● **Directions for this task**:
Extract each line of the material that follows exactly and omit its pictures.

● **Records from a dataset**:
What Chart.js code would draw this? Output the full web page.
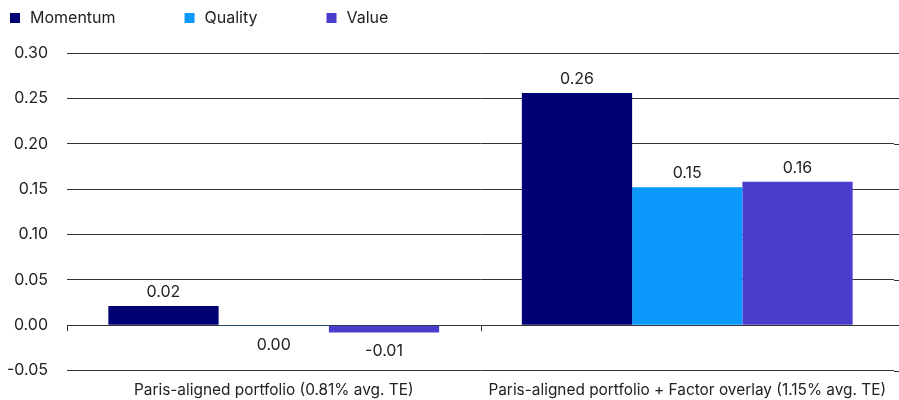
<!DOCTYPE html>
<html>
<head>
<meta charset="utf-8">
<script src="https://cdn.jsdelivr.net/npm/chart.js@4"></script>
<style>
html,body{margin:0;padding:0;background:#fff;}
#wrap{width:899px;height:400px;}
</style>
</head>
<body>
<div id="wrap"><canvas id="c" width="899" height="400"></canvas></div>
<script>
const categories = ["Paris-aligned portfolio (0.81% avg. TE)", "Paris-aligned portfolio + Factor overlay (1.15% avg. TE)"];
const seriesNames = ["Momentum", "Quality", "Value"];
const momentum = [0.021, 0.256];
const quality = [-0.001, 0.152];
const value = [-0.008, 0.158];
const seriesColors = ["#000075", "#0a98fa", "#4a3dcb"];
const yTicks = [-0.05, 0.00, 0.05, 0.10, 0.15, 0.20, 0.25, 0.30];

const FONT = "Inter, 'Noto Sans', sans-serif";
const TEXT = "#222222";

const extras = {
  id: 'extras',
  afterDatasetsDraw(chart) {
    const ctx = chart.ctx;
    ctx.save();
    ctx.font = "16px " + FONT;
    ctx.fillStyle = TEXT;
    ctx.textAlign = 'center';
    chart.data.datasets.forEach((ds, di) => {
      const meta = chart.getDatasetMeta(di);
      meta.data.forEach((bar, i) => {
        const v = ds.data[i];
        const txt = (Math.round(v * 100) / 100).toFixed(2);
        if (v > 0.0005) {
          ctx.textBaseline = 'bottom';
          ctx.fillText(txt, bar.x, bar.y - 6);
        } else {
          ctx.textBaseline = 'top';
          ctx.fillText(txt, bar.x, Math.max(bar.y, bar.base) + 11);
        }
      });
    });
    const xs = chart.scales.x, ys = chart.scales.y;
    const y0 = ys.getPixelForValue(0);
    const half = (xs.getPixelForValue(1) - xs.getPixelForValue(0)) / 2;
    ctx.strokeStyle = '#333';
    ctx.lineWidth = 1;
    for (let i = 0; i < categories.length; i++) {
      const x = Math.round(xs.getPixelForValue(i) - half) + 0.5;
      ctx.beginPath();
      ctx.moveTo(x, y0);
      ctx.lineTo(x, y0 + 6);
      ctx.stroke();
    }
    yTicks.forEach(t => {
      const y = Math.round(ys.getPixelForValue(t)) + 0.5;
      ctx.beginPath();
      ctx.moveTo(chart.chartArea.right, y);
      ctx.lineTo(chart.width, y);
      ctx.stroke();
    });
    ctx.textAlign = 'left';
    ctx.textBaseline = 'middle';
    let lx = 10;
    chart.data.datasets.forEach((ds) => {
      ctx.fillStyle = ds.backgroundColor;
      ctx.fillRect(lx, 13, 10, 10);
      ctx.fillStyle = TEXT;
      ctx.fillText(ds.label, lx + 20, 18);
      lx += 20 + ctx.measureText(ds.label).width + 69;
    });
    ctx.restore();
  }
};

new Chart(document.getElementById('c'), {
  type: 'bar',
  data: {
    labels: categories,
    datasets: [
      { label: seriesNames[0], data: momentum, backgroundColor: seriesColors[0] },
      { label: seriesNames[1], data: quality, backgroundColor: seriesColors[1] },
      { label: seriesNames[2], data: value, backgroundColor: seriesColors[2] }
    ]
  },
  options: {
    responsive: false,
    animation: false,
    devicePixelRatio: 1,
    layout: { padding: { top: 53, right: 5, bottom: -11, left: 0 } },
    datasets: { bar: { categoryPercentage: 0.8, barPercentage: 1.0, borderWidth: 0 } },
    plugins: { legend: { display: false }, tooltip: { enabled: false } },
    scales: {
      x: {
        grid: { display: false, drawTicks: false },
        border: { display: false },
        ticks: { color: TEXT, font: { family: FONT, size: 15.4 }, padding: 11, maxRotation: 0, autoSkip: false }
      },
      y: {
        min: -0.05, max: 0.30,
        afterBuildTicks(scale) { scale.ticks = yTicks.map(v => ({ value: v })); },
        afterFit(scale) { scale.width = 67; },
        grid: { color: '#333', drawTicks: false, lineWidth: 1 },
        border: { display: false },
        ticks: { color: TEXT, font: { family: FONT, size: 16 }, padding: 19,
          callback: v => Number(v).toFixed(2) }
      }
    }
  },
  plugins: [extras]
});
</script>
</body>
</html>
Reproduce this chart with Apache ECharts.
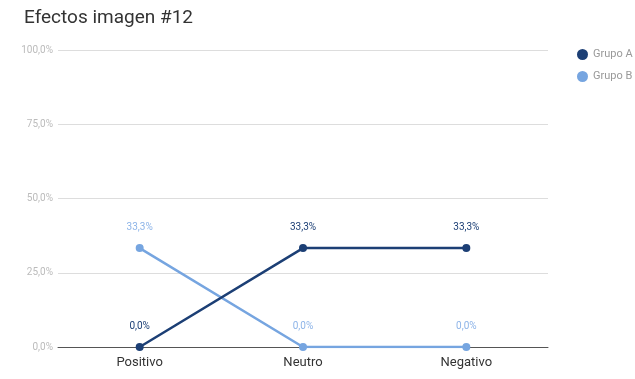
<!DOCTYPE html>
<html><head><meta charset="utf-8">
<script src="https://cdn.jsdelivr.net/npm/echarts@6/dist/echarts.min.js"></script>
<style>html,body{margin:0;padding:0;background:#fff}#c{width:635px;height:379px}</style>
</head><body><div id="c"></div>
<script>
const categories = ["Positivo", "Neutro", "Negativo"];
const grupoA = [0, 33.3, 33.3];
const grupoB = [33.3, 0, 0];
const yTicks = [0, 25, 50, 75, 100];

const fmt = v => v.toFixed(1).replace('.', ',') + '%';
const chart = echarts.init(document.getElementById('c'));
chart.setOption({
  animation: false,
  title: { text: 'Efectos imagen #12', left: 19, top: 4, textStyle: { fontFamily: 'Roboto', fontSize: 19, fontWeight: 'normal', color: '#333' } },
  legend: {
    orient: 'vertical', left: 572, top: 44, itemGap: 11, itemWidth: 11, itemHeight: 11, icon: 'circle',
    textStyle: { fontFamily: 'Roboto', fontSize: 11, color: '#999' },
    data: ['Grupo A', 'Grupo B']
  },
  grid: { left: 58, right: 87, top: 50, bottom: 32 },
  xAxis: {
    type: 'category', data: categories, boundaryGap: true,
    axisLine: { lineStyle: { color: '#555', width: 1 } },
    axisTick: { show: false },
    axisLabel: { fontFamily: 'Roboto', fontSize: 13, color: '#333', margin: 9 }
  },
  yAxis: {
    type: 'value', min: yTicks[0], max: yTicks[yTicks.length - 1], interval: 25,
    axisLine: { show: false }, axisTick: { show: false },
    splitLine: { lineStyle: { color: '#ddd' } },
    axisLabel: { fontFamily: 'Roboto', fontSize: 10, color: '#bbb', margin: 5, formatter: v => fmt(v) }
  },
  series: [
    {
      name: 'Grupo A', type: 'line', data: grupoA, symbol: 'circle', symbolSize: 8,
      itemStyle: { color: '#1c3f75' }, lineStyle: { width: 2.5, color: '#1c3f75' },
      label: { show: true, position: 'top', distance: 12, fontFamily: 'Roboto', fontSize: 10, color: '#1c3f75', formatter: p => fmt(p.value) },
      z: 3
    },
    {
      name: 'Grupo B', type: 'line', data: grupoB, symbol: 'circle', symbolSize: 8,
      itemStyle: { color: '#76a5e0' }, lineStyle: { width: 2.5, color: '#76a5e0' },
      label: { show: true, position: 'top', distance: 12, fontFamily: 'Roboto', fontSize: 10, color: '#8db4e8', formatter: p => fmt(p.value) },
      z: 2
    }
  ]
});
</script></body></html>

● **Solution for this task**:
What Chart.js code would draw this? Output the full web page.
<!DOCTYPE html>
<html>
<head>
<meta charset="utf-8">
<script src="https://cdn.jsdelivr.net/npm/chart.js@4"></script>
<style>
html,body{margin:0;padding:0;background:#fff;}
#wrap{width:899px;height:400px;}
</style>
</head>
<body>
<div id="wrap"><canvas id="c" width="899" height="400"></canvas></div>
<script>
const categories = ["Paris-aligned portfolio (0.81% avg. TE)", "Paris-aligned portfolio + Factor overlay (1.15% avg. TE)"];
const seriesNames = ["Momentum", "Quality", "Value"];
const momentum = [0.021, 0.256];
const quality = [-0.001, 0.152];
const value = [-0.008, 0.158];
const seriesColors = ["#000075", "#0a98fa", "#4a3dcb"];
const yTicks = [-0.05, 0.00, 0.05, 0.10, 0.15, 0.20, 0.25, 0.30];

const FONT = "Inter, 'Noto Sans', sans-serif";
const TEXT = "#222222";

const extras = {
  id: 'extras',
  afterDatasetsDraw(chart) {
    const ctx = chart.ctx;
    ctx.save();
    ctx.font = "16px " + FONT;
    ctx.fillStyle = TEXT;
    ctx.textAlign = 'center';
    chart.data.datasets.forEach((ds, di) => {
      const meta = chart.getDatasetMeta(di);
      meta.data.forEach((bar, i) => {
        const v = ds.data[i];
        const txt = (Math.round(v * 100) / 100).toFixed(2);
        if (v > 0.0005) {
          ctx.textBaseline = 'bottom';
          ctx.fillText(txt, bar.x, bar.y - 6);
        } else {
          ctx.textBaseline = 'top';
          ctx.fillText(txt, bar.x, Math.max(bar.y, bar.base) + 11);
        }
      });
    });
    const xs = chart.scales.x, ys = chart.scales.y;
    const y0 = ys.getPixelForValue(0);
    const half = (xs.getPixelForValue(1) - xs.getPixelForValue(0)) / 2;
    ctx.strokeStyle = '#333';
    ctx.lineWidth = 1;
    for (let i = 0; i < categories.length; i++) {
      const x = Math.round(xs.getPixelForValue(i) - half) + 0.5;
      ctx.beginPath();
      ctx.moveTo(x, y0);
      ctx.lineTo(x, y0 + 6);
      ctx.stroke();
    }
    yTicks.forEach(t => {
      const y = Math.round(ys.getPixelForValue(t)) + 0.5;
      ctx.beginPath();
      ctx.moveTo(chart.chartArea.right, y);
      ctx.lineTo(chart.width, y);
      ctx.stroke();
    });
    ctx.textAlign = 'left';
    ctx.textBaseline = 'middle';
    let lx = 10;
    chart.data.datasets.forEach((ds) => {
      ctx.fillStyle = ds.backgroundColor;
      ctx.fillRect(lx, 13, 10, 10);
      ctx.fillStyle = TEXT;
      ctx.fillText(ds.label, lx + 20, 18);
      lx += 20 + ctx.measureText(ds.label).width + 69;
    });
    ctx.restore();
  }
};

new Chart(document.getElementById('c'), {
  type: 'bar',
  data: {
    labels: categories,
    datasets: [
      { label: seriesNames[0], data: momentum, backgroundColor: seriesColors[0] },
      { label: seriesNames[1], data: quality, backgroundColor: seriesColors[1] },
      { label: seriesNames[2], data: value, backgroundColor: seriesColors[2] }
    ]
  },
  options: {
    responsive: false,
    animation: false,
    devicePixelRatio: 1,
    layout: { padding: { top: 53, right: 5, bottom: -11, left: 0 } },
    datasets: { bar: { categoryPercentage: 0.8, barPercentage: 1.0, borderWidth: 0 } },
    plugins: { legend: { display: false }, tooltip: { enabled: false } },
    scales: {
      x: {
        grid: { display: false, drawTicks: false },
        border: { display: false },
        ticks: { color: TEXT, font: { family: FONT, size: 15.4 }, padding: 11, maxRotation: 0, autoSkip: false }
      },
      y: {
        min: -0.05, max: 0.30,
        afterBuildTicks(scale) { scale.ticks = yTicks.map(v => ({ value: v })); },
        afterFit(scale) { scale.width = 67; },
        grid: { color: '#333', drawTicks: false, lineWidth: 1 },
        border: { display: false },
        ticks: { color: TEXT, font: { family: FONT, size: 16 }, padding: 19,
          callback: v => Number(v).toFixed(2) }
      }
    }
  },
  plugins: [extras]
});
</script>
</body>
</html>
Reproduce this chart with Apache ECharts.
<!DOCTYPE html>
<html><head><meta charset="utf-8">
<script src="https://cdn.jsdelivr.net/npm/echarts@6/dist/echarts.min.js"></script>
<style>html,body{margin:0;padding:0;background:#fff}#c{width:635px;height:379px}</style>
</head><body><div id="c"></div>
<script>
const categories = ["Positivo", "Neutro", "Negativo"];
const grupoA = [0, 33.3, 33.3];
const grupoB = [33.3, 0, 0];
const yTicks = [0, 25, 50, 75, 100];

const fmt = v => v.toFixed(1).replace('.', ',') + '%';
const chart = echarts.init(document.getElementById('c'));
chart.setOption({
  animation: false,
  title: { text: 'Efectos imagen #12', left: 19, top: 4, textStyle: { fontFamily: 'Roboto', fontSize: 19, fontWeight: 'normal', color: '#333' } },
  legend: {
    orient: 'vertical', left: 572, top: 44, itemGap: 11, itemWidth: 11, itemHeight: 11, icon: 'circle',
    textStyle: { fontFamily: 'Roboto', fontSize: 11, color: '#999' },
    data: ['Grupo A', 'Grupo B']
  },
  grid: { left: 58, right: 87, top: 50, bottom: 32 },
  xAxis: {
    type: 'category', data: categories, boundaryGap: true,
    axisLine: { lineStyle: { color: '#555', width: 1 } },
    axisTick: { show: false },
    axisLabel: { fontFamily: 'Roboto', fontSize: 13, color: '#333', margin: 9 }
  },
  yAxis: {
    type: 'value', min: yTicks[0], max: yTicks[yTicks.length - 1], interval: 25,
    axisLine: { show: false }, axisTick: { show: false },
    splitLine: { lineStyle: { color: '#ddd' } },
    axisLabel: { fontFamily: 'Roboto', fontSize: 10, color: '#bbb', margin: 5, formatter: v => fmt(v) }
  },
  series: [
    {
      name: 'Grupo A', type: 'line', data: grupoA, symbol: 'circle', symbolSize: 8,
      itemStyle: { color: '#1c3f75' }, lineStyle: { width: 2.5, color: '#1c3f75' },
      label: { show: true, position: 'top', distance: 12, fontFamily: 'Roboto', fontSize: 10, color: '#1c3f75', formatter: p => fmt(p.value) },
      z: 3
    },
    {
      name: 'Grupo B', type: 'line', data: grupoB, symbol: 'circle', symbolSize: 8,
      itemStyle: { color: '#76a5e0' }, lineStyle: { width: 2.5, color: '#76a5e0' },
      label: { show: true, position: 'top', distance: 12, fontFamily: 'Roboto', fontSize: 10, color: '#8db4e8', formatter: p => fmt(p.value) },
      z: 2
    }
  ]
});
</script></body></html>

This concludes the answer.